Speech at the sixty-seventh session of the Commission on the Status of Women

The Minister of Culture and Equality Anette Trettebergstuen's speech at The sixty-seventh session of the Commission on the Status of Women (CSW67) regarding technology and equality.

Anette Trettebergstuen at the UN's Headquarter.
The Norwegian Minister of Culture and Equality Anette Trettebergstuen at UN's Headquarter in New York. Credit: Permanent Mission of Norway to the UN, Kasper Stensaas


The digital world is not equal.
It’s not fair.
For many – it’s not even safe.

Instead of balancing power, the digital shift has reinforced differences.
Vulnerable groups are falling behind.
And women are falling behind.
Women are missing out on jobs and opportunities.

In addition, our digital world has fostered new forms of assaults on women and women’s rights.
Harassment, threats, and digital violence is flourishing online. Girls and women who dare raise their voices, are especially targeted.

Female voices are being silenced as we speak.

Conflicts, authoritarian regimes, and a pushback against gender equality, pose a serious threat to human rights, democracy, rule of law but also a sustainable financial growth in societies.

Inclusion in the work force is not only crucial for women to be economically independent, and therefore free and safe to make their own choices, but its also necessary for a well functioning economy.

Its not only the right thing to do, it’s a smart thing to do.

In Norways case, the high participation of women in our workforce stands for more economical value than any sector.

But women participating didn’t happen without targeted policies and measures. Now, we must ensure that the digital divide does not leave women behind.

The dire situation facing women living under authoritarian regimes, is reinforced by the attacks on women’s rights and dignity online.

If we allow the harassment, silencing and assaults against women online and offline to go on –

if we allow women to keep falling behind in the digital societies and work markets –

we risk a roll-back of the decades of progress for women’s rights that we have worked for - together.

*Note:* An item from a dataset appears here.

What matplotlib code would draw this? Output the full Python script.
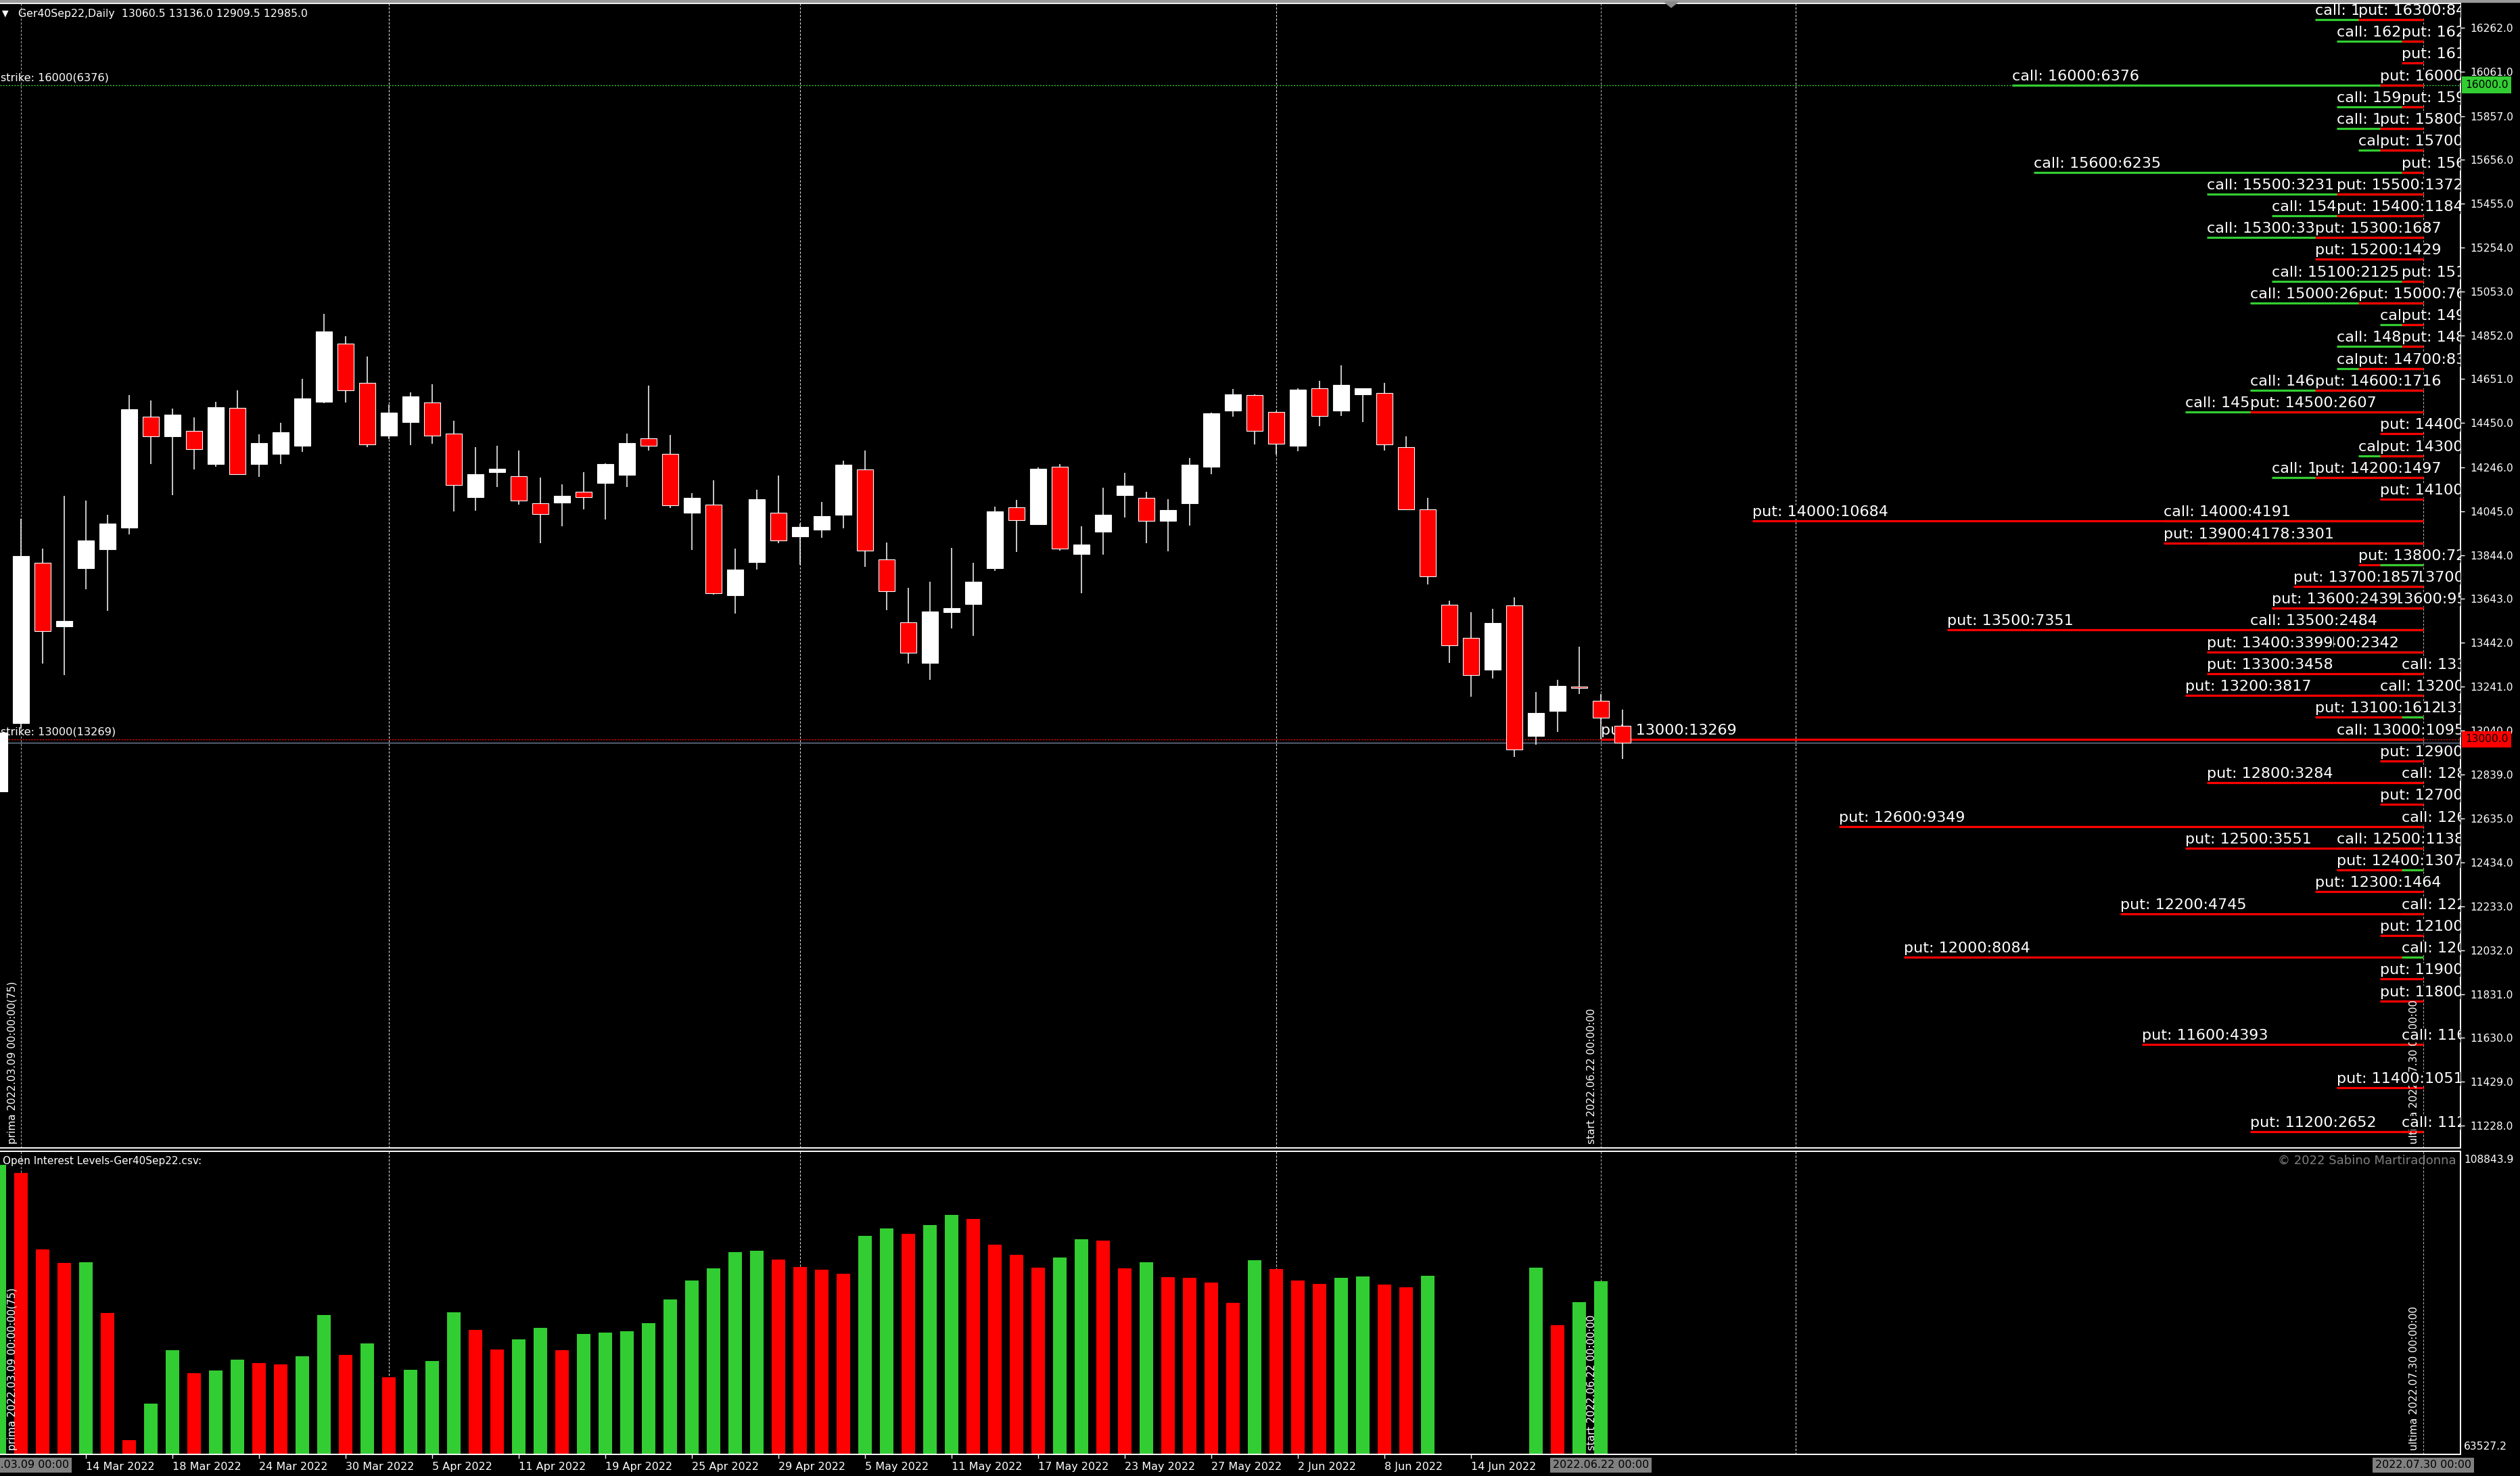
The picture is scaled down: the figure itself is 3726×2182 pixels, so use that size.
import math
import numpy as np
import matplotlib
matplotlib.use("Agg")
import matplotlib.pyplot as plt
from matplotlib import transforms
from matplotlib.patches import Rectangle, Polygon

# ---------------- data ----------------
# bar index 0 = 2022.03.09 ; index -1 = previous day (partly visible)
bar_idx = np.arange(-1, 75)
opens = [12760, 13072, 13810, 13518, 13785, 13872, 13969, 14480, 14389, 14414,
         14260, 14518, 14263, 14309, 14345, 14547, 14813, 14633, 14392, 14455,
         14544, 14400, 14108, 14223, 14205, 14083, 14084, 14133, 14176, 14212,
         14379, 14307, 14039, 14075, 13659, 13812, 14037, 13931, 13962, 14028,
         14238, 13823, 13535, 13348, 13583, 13618, 13785, 14062, 13987, 14248,
         13850, 13950, 14120, 14106, 14000, 14083, 14250, 14508, 14577, 14500,
         14345, 14609, 14507, 14581, 14586, 14340, 14055, 13615, 13463, 13320,
         13612, 13015, 13130, 13240, 13176, 13060.5]
highs = [13045, 14011, 13875, 14115, 14094, 14030, 14577, 14554, 14516, 14476,
         14547, 14600, 14399, 14451, 14652, 14950, 14847, 14755, 14534, 14590,
         14627, 14460, 14339, 14345, 14324, 14201, 14169, 14224, 14265, 14401,
         14622, 14395, 14129, 14187, 13875, 14144, 14208, 13990, 14088, 14277,
         14324, 13903, 13695, 13723, 13878, 13809, 14066, 14097, 14246, 14263,
         13976, 14154, 14221, 14134, 14100, 14289, 14498, 14606, 14581, 14505,
         14608, 14642, 14714, 14610, 14634, 14389, 14106, 13634, 13582, 13598,
         13650, 13216, 13271, 13424, 13208, 13136.0]
lows = [12740, 13050, 13346, 13294, 13688, 13589, 13940, 14260, 14118, 14238,
        14249, 14212, 14202, 14262, 14316, 14540, 14544, 14339, 14377, 14349,
        14354, 14044, 14047, 14155, 14076, 13900, 13976, 14055, 14007, 14155,
        14324, 14059, 13867, 13663, 13576, 13778, 13899, 13800, 13924, 13968,
        13791, 13590, 13345, 13271, 13508, 13475, 13770, 13857, 13985, 13864,
        13670, 13845, 14015, 13900, 13860, 13978, 14216, 14480, 14353, 14304,
        14322, 14435, 14483, 14455, 14325, 14050, 13709, 13349, 13193, 13277,
        12917, 12975, 13033, 13208, 13000, 12909.5]
closes = [13030, 13839, 13494, 13541, 13911, 13989, 14512, 14388, 14487, 14331,
          14522, 14216, 14357, 14407, 14562, 14870, 14601, 14353, 14497, 14572,
          14393, 14165, 14214, 14239, 14093, 14033, 14116, 14111, 14262, 14357,
          14346, 14073, 14106, 13670, 13778, 14100, 13911, 13974, 14022, 14259,
          13866, 13679, 13397, 13586, 13601, 13722, 14044, 14003, 14239, 13874,
          13892, 14029, 14162, 14000, 14051, 14259, 14494, 14581, 14412, 14356,
          14602, 14483, 14624, 14608, 14353, 14055, 13748, 13429, 13294, 13533,
          12954, 13121, 13244, 13234, 13098, 12985.0]

# open interest total per day (lower panel), index -1 .. 73
oi_idx = np.arange(-1, 74)
nan = float("nan")
oi_vals = [106800, 105610, 94180, 92155, 92256, 84669, 65651, 71114, 79106, 75666,
           76070, 77689, 77184, 76981, 78195, 84366, 78398, 80117, 75059, 76172,
           77487, 84771, 82141, 79207, 80725, 82444, 79106, 81534, 81737, 81939,
           83153, 86693, 89526, 91346, 93774, 93976, 92661, 91549, 91144, 90537,
           96202, 97314, 96505, 97820, 99338, 98731, 94887, 93369, 91447, 92964,
           95696, 95493, 91346, 92256, 90031, 89930, 89222, 86187, 92560, 91245,
           89526, 89020, 89930, 90132, 88919, 88514, 90233, nan, nan, nan,
           nan, 91447, 82849, 86288, 89424]
oi_range = (63527.2, 108843.9)

# option strikes with call / put open interest
strikes = [16300, 16200, 16100, 16000, 15900, 15800, 15700, 15600, 15500, 15400,
           15300, 15200, 15100, 15000, 14900, 14800, 14700, 14600, 14500, 14400,
           14300, 14200, 14100, 14000, 13900, 13800, 13700, 13600, 13500, 13400,
           13300, 13200, 13100, 13000, 12900, 12800, 12700, 12600, 12500, 12400,
           12300, 12200, 12100, 12000, 11900, 11800, 11700, 11600, 11500, 11400,
           11300, 11200]
call_oi = [1600, 1250, 0, 6376, 1190, 1120, 880, 6235, 3231, 2300,
           3350, 0, 2125, 2650, 560, 1200, 1150, 2600, 3700, 0,
           920, 2250, 0, 4191, 3301, 520, 600, 950, 2484, 2342,
           260, 480, 310, 1095, 0, 240, 0, 200, 1138, 150,
           0, 260, 0, 190, 0, 0, 0, 220, 0, 0,
           0, 170]
put_oi = [840, 210, 180, 520, 300, 600, 450, 150, 1372, 1184,
          1687, 1429, 250, 760, 230, 280, 830, 1716, 2607, 610,
          520, 1497, 560, 10684, 4178, 720, 1857, 2439, 7351, 3399,
          3458, 3817, 1612, 13269, 590, 3284, 520, 9349, 3551, 1307,
          1464, 4745, 480, 8084, 430, 400, 0, 4393, 0, 1051,
          0, 2652]
call_on_top = [13800, 13100, 12400, 12000]

price_ticks = [16262, 16061, 15857, 15656, 15455, 15254, 15053, 14852, 14651, 14450,
               14246, 14045, 13844, 13643, 13442, 13241, 13040, 12839, 12635, 12434,
               12233, 12032, 11831, 11630, 11429, 11228]
date_idx = [3, 7, 11, 15, 19, 23, 27, 31, 35, 39, 43, 47, 51, 55, 59, 63, 67]
date_lbl = ['14 Mar 2022', '18 Mar 2022', '24 Mar 2022', '30 Mar 2022', '5 Apr 2022',
            '11 Apr 2022', '19 Apr 2022', '25 Apr 2022', '29 Apr 2022', '5 May 2022',
            '11 May 2022', '17 May 2022', '23 May 2022', '27 May 2022', '2 Jun 2022',
            '8 Jun 2022', '14 Jun 2022']
month_grid = [17, 36, 58, 82]
prima_i, start_i, ultima_i = 0, 73, 111
prima_txt = 'prima 2022.03.09 00:00:00(75)'
start_txt = 'start 2022.06.22 00:00:00'
ultima_txt = 'ultima 2022.07.30 00:00:00'
box_txt = {0: '2022.03.09 00:00', 73: '2022.06.22 00:00', 111: '2022.07.30 00:00'}
header = 'Ger40Sep22,Daily  13060.5 13136.0 12909.5 12985.0'

# ---------------- layout ----------------
W, H, DPI = 3726, 2182, 100
PX0, PXBAR = 31, 32
RIGHT_PX = 3638
MAIN_TOP, MAIN_BOT = 5, 1697
VOL_TOP, VOL_BOT = 1702, 2150
def price_at(y):
    return 16389.5 - 3.102 * y

GREEN = '#32cd32'
RED = '#ff0000'
R_END = 111
OI_PER_BAR = 349.5

fig = plt.figure(figsize=(W / DPI, H / DPI), dpi=DPI, facecolor='black')
xlim = ((0 - PX0) / PXBAR, (RIGHT_PX - PX0) / PXBAR)
ax = fig.add_axes([0, 1 - MAIN_BOT / H, RIGHT_PX / W, (MAIN_BOT - MAIN_TOP) / H], facecolor='black')
axv = fig.add_axes([0, 1 - VOL_BOT / H, RIGHT_PX / W, (VOL_BOT - VOL_TOP) / H], facecolor='black')

for a in (ax, axv):
    a.set_xlim(*xlim)
    for sp in ('top', 'right', 'bottom'):
        a.spines[sp].set_color('white')
        a.spines[sp].set_linewidth(1.4)
    a.spines['left'].set_visible(False)
    # vertical lines
    for g in month_grid:
        a.axvline(g, color='#d8d8d8', lw=0.8, ls=(0, (3, 2)), zorder=1)
    for g in (prima_i, start_i, ultima_i):
        a.axvline(g, color='#a8a8a8', lw=0.8, ls=(0, (3, 2)), zorder=1)

ax.set_ylim(price_at(MAIN_BOT), price_at(MAIN_TOP))

# ---- candles ----
o = np.array(opens, float); h = np.array(highs, float)
l = np.array(lows, float); c = np.array(closes, float)
up = c >= o
ax.vlines(bar_idx, l, h, color='white', lw=1.1, zorder=4)
ax.bar(bar_idx[up], (c - o)[up], bottom=o[up], width=0.77, color='white',
       edgecolor='white', lw=0.8, zorder=5)
ax.bar(bar_idx[~up], (o - c)[~up], bottom=c[~up], width=0.77, color=RED,
       edgecolor='white', lw=0.8, zorder=5)

# ---- strike lines ----
ci = int(np.argmax(call_oi)); pi = int(np.argmax(put_oi))
max_call_strike, max_put_strike = strikes[ci], strikes[pi]
ax.axhline(max_call_strike, color=GREEN, lw=1.0, ls=(0, (1.5, 1.5)), zorder=1.5)
ax.axhline(max_put_strike, color=RED, lw=1.0, ls=(0, (1.5, 1.5)), zorder=1.5)
ax.axhline(closes[-1], color='#8090a8', lw=0.9, zorder=1.5)
left_tr = transforms.offset_copy(transforms.blended_transform_factory(ax.transAxes, ax.transData),
                                 fig=fig, x=1, y=3, units='dots')
ax.text(0, max_call_strike, f'strike: {max_call_strike}({call_oi[ci]})', transform=left_tr,
        color='white', fontsize=11.6, va='bottom', ha='left', zorder=3)
ax.text(0, max_put_strike, f'strike: {max_put_strike}({put_oi[pi]})', transform=left_tr,
        color='white', fontsize=11.6, va='bottom', ha='left', zorder=3)

# ---- option open interest lines and labels ----
lbl_tr = transforms.offset_copy(ax.transData, fig=fig, x=0, y=3, units='dots')
for s, cv, pv in zip(strikes, call_oi, put_oi):
    nc = math.ceil(cv / OI_PER_BAR) if cv > 0 else 0
    npb = math.ceil(pv / OI_PER_BAR) if pv > 0 else 0
    ctop = s in call_on_top
    if nc:
        ax.hlines(s, R_END - nc, R_END, colors=GREEN, lw=2.3, zorder=2.2 if ctop else 2.0)
        ax.text(R_END - nc, s, f'call: {s}:{cv}', transform=lbl_tr, color='white',
                fontsize=16, va='bottom', ha='left', clip_on=True, zorder=3.0,
                bbox=dict(boxstyle='square,pad=0', fc='black', ec='none'))
    if npb:
        ax.hlines(s, R_END - npb, R_END, colors=RED, lw=2.3, zorder=2.1)
        ax.text(R_END - npb, s, f'put: {s}:{pv}', transform=lbl_tr, color='white',
                fontsize=16, va='bottom', ha='left', clip_on=True, zorder=3.1,
                bbox=dict(boxstyle='square,pad=0', fc='black', ec='none'))

# ---- price axis ----
ax.yaxis.tick_right()
ax.set_yticks(price_ticks)
ax.set_yticklabels([f'{v:.1f}' for v in price_ticks])
ax.tick_params(axis='y', colors='white', length=4, width=1, pad=6, labelsize=11.2)
ax.set_xticks([])
for val, col in ((max_call_strike, GREEN), (max_put_strike, RED)):
    ax.annotate(f'{val:.1f}', xy=(1, val), xycoords=('axes fraction', 'data'),
                xytext=(7, 0), textcoords='offset pixels', ha='left', va='center',
                color='black', fontsize=11.2, annotation_clip=False, zorder=10,
                bbox=dict(boxstyle='square,pad=0.3', fc=col, ec='none'))

# ---- lower panel: open interest ----
axv.set_ylim(*oi_range)
vals = np.array(oi_vals, float)
cols, prev = [], None
for v in vals:
    if np.isnan(v):
        cols.append(GREEN)
        continue
    cols.append(GREEN if (prev is None or v >= prev) else RED)
    prev = v
ok = ~np.isnan(vals)
axv.bar(oi_idx[ok], vals[ok], width=0.6, color=np.array(cols)[ok], zorder=2)
axv.set_yticks([])
axv.set_xticks(date_idx)
axv.set_xticklabels(date_lbl)
for t in axv.get_xticklabels():
    t.set_ha('left')
axv.tick_params(axis='x', colors='white', length=4, width=1, pad=4, labelsize=11.5)
axv.annotate(f'{oi_range[1]:.1f}', xy=(1, 1), xycoords='axes fraction', xytext=(5, -5),
             textcoords='offset pixels', ha='left', va='top', color='white', fontsize=11.2,
             annotation_clip=False)
axv.annotate(f'{oi_range[0]:.1f}', xy=(1, 0), xycoords='axes fraction', xytext=(5, 4),
             textcoords='offset pixels', ha='left', va='bottom', color='white', fontsize=11.2,
             annotation_clip=False)
axv.annotate('Open Interest Levels-Ger40Sep22.csv:', xy=(0, 1), xycoords='axes fraction',
             xytext=(4, -7), textcoords='offset pixels', ha='left', va='top', color='white',
             fontsize=11, zorder=4)
axv.annotate('\u00a9 2022 Sabino Martiradonna', xy=(1, 1), xycoords='axes fraction',
             xytext=(-6, -5), textcoords='offset pixels', ha='right', va='top',
             color='#7f7f7f', fontsize=13, zorder=4)

# ---- vertical marker labels ----
for a, zo in ((ax, 2.5), (axv, 3)):
    for idx, txt in ((prima_i, prima_txt), (start_i, start_txt), (ultima_i, ultima_txt)):
        a.annotate(txt, xy=(idx, 0), xycoords=('data', 'axes fraction'), xytext=(-13, 6),
                   textcoords='offset pixels', rotation=90, rotation_mode='anchor',
                   ha='left', va='center', color='white', fontsize=11, zorder=zo,
                   annotation_clip=False)

for idx, txt in box_txt.items():
    axv.annotate(txt, xy=(idx, 0), xycoords=('data', 'axes fraction'), xytext=(0, -16),
                 textcoords='offset pixels', ha='center', va='center', color='black',
                 fontsize=11.5, annotation_clip=False, zorder=10,
                 bbox=dict(boxstyle='square,pad=0.25', fc='#808080', ec='none'))

# ---- header & window decorations ----
fig.patches.append(Rectangle((0, 1 - 3 / H), 1, 3 / H, transform=fig.transFigure,
                             color='#9a9a9a', zorder=0))
fig.patches.append(Polygon([(2461 / W, 1 - 3 / H), (2481 / W, 1 - 3 / H), (2471 / W, 1 - 11 / H)],
                           closed=True, transform=fig.transFigure, color='#8a8a8a'))
fig.text(3 / W, 1 - 20 / H, '\u25bc', color='white', fontsize=9, va='center', ha='left')
fig.text(27 / W, 1 - 20 / H, header, color='white', fontsize=11.3, va='center', ha='left')

fig.savefig('out.png', dpi=DPI, facecolor='black')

We need to join forces and act.

In order to leave no one behind,  all girls and women need access to digital technology, and they need to be taught the skills to use it.

And digital competence is – of course! - crucial for women to become employed.   

Digital literacy has become almost as important as traditional literacy.

Soon, most jobs will require sophisticated digital skills. 

We need more female employees – we need more female entrepreneurs – we need more women that can come up with innovative solutions, and take part in shaping tomorrows digital societies.

Women are grossly underrepresented in the industry. They make up less than a third of the workforce worldwide.

We need more female leaders in board rooms and executive groups in tech companies.

Not just because it is fair. But because it’s clever.

The gender digital divide has great negative impact on countries’ potential for economic growth and development.

Keeping women out means missing out.

Furthermore, if technology is created by men – for men – we risk missing out on innovations that could have improved the lives of half of the planet’s population.

Diversity benefits all.

We need safer, more inclusive, digital societies.  

No country alone can transform big tech.

In the Nordic countries, we are working closely together to make big tech take more responsibility when it comes to safeguarding the human rights of our citizens, our free media, our democracies.

The EU-nations have approved the Digital Services Act and proposed a new European Media Freedom Act. 

This shows that regulation IS possible when nations work together.



We call on all nations to stand united in this important work.

Together we can ensure that the amazing possibilities that digital technology provides, are used to create a better digital world – for girls – for women – for all.